> Task directions: Omit all images. Transcribe the rest of the material below exactly.

> Given data:
++++

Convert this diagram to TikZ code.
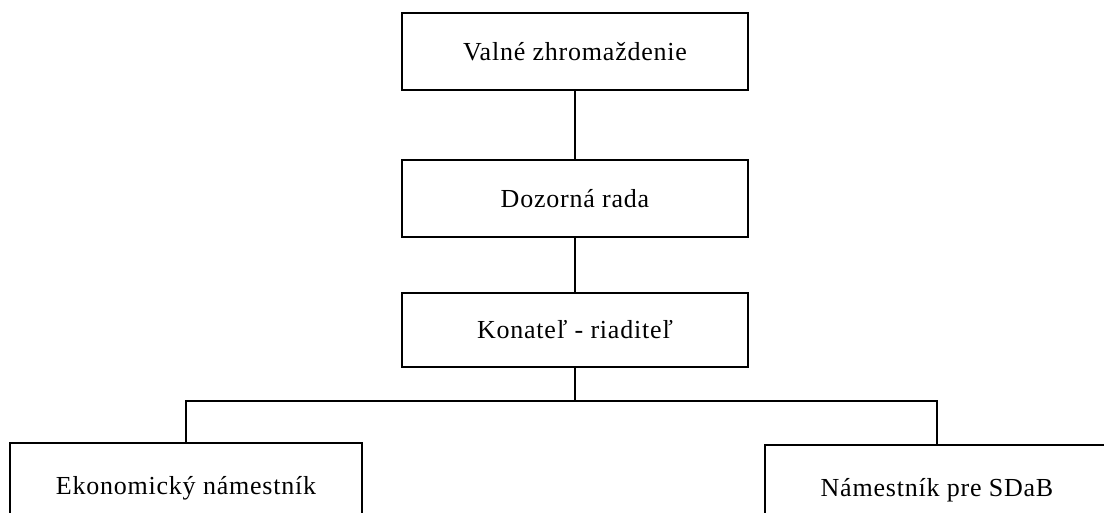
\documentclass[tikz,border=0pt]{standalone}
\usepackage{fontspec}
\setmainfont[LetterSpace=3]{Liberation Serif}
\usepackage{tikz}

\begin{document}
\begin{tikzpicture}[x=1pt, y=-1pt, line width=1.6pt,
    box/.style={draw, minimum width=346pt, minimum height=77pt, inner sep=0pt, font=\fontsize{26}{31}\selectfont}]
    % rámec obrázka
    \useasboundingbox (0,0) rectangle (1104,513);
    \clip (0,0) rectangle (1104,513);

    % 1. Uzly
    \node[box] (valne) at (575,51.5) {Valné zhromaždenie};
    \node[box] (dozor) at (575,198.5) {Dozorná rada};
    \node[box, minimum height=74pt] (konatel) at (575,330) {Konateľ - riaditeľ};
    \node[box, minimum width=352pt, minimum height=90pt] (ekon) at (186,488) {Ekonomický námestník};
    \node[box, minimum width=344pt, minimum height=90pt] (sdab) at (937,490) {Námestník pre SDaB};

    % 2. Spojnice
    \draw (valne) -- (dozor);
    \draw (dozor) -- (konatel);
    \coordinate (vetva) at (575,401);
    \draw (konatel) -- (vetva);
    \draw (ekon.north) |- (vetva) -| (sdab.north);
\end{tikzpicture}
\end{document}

++++

> Right answer:
Convert this diagram to TikZ code.
\documentclass[tikz,border=0pt]{standalone}
\usepackage{fontspec}
\setmainfont[LetterSpace=3]{Liberation Serif}
\usepackage{tikz}

\begin{document}
\begin{tikzpicture}[x=1pt, y=-1pt, line width=1.6pt,
    box/.style={draw, minimum width=346pt, minimum height=77pt, inner sep=0pt, font=\fontsize{26}{31}\selectfont}]
    % rámec obrázka
    \useasboundingbox (0,0) rectangle (1104,513);
    \clip (0,0) rectangle (1104,513);

    % 1. Uzly
    \node[box] (valne) at (575,51.5) {Valné zhromaždenie};
    \node[box] (dozor) at (575,198.5) {Dozorná rada};
    \node[box, minimum height=74pt] (konatel) at (575,330) {Konateľ - riaditeľ};
    \node[box, minimum width=352pt, minimum height=90pt] (ekon) at (186,488) {Ekonomický námestník};
    \node[box, minimum width=344pt, minimum height=90pt] (sdab) at (937,490) {Námestník pre SDaB};

    % 2. Spojnice
    \draw (valne) -- (dozor);
    \draw (dozor) -- (konatel);
    \coordinate (vetva) at (575,401);
    \draw (konatel) -- (vetva);
    \draw (ekon.north) |- (vetva) -| (sdab.north);
\end{tikzpicture}
\end{document}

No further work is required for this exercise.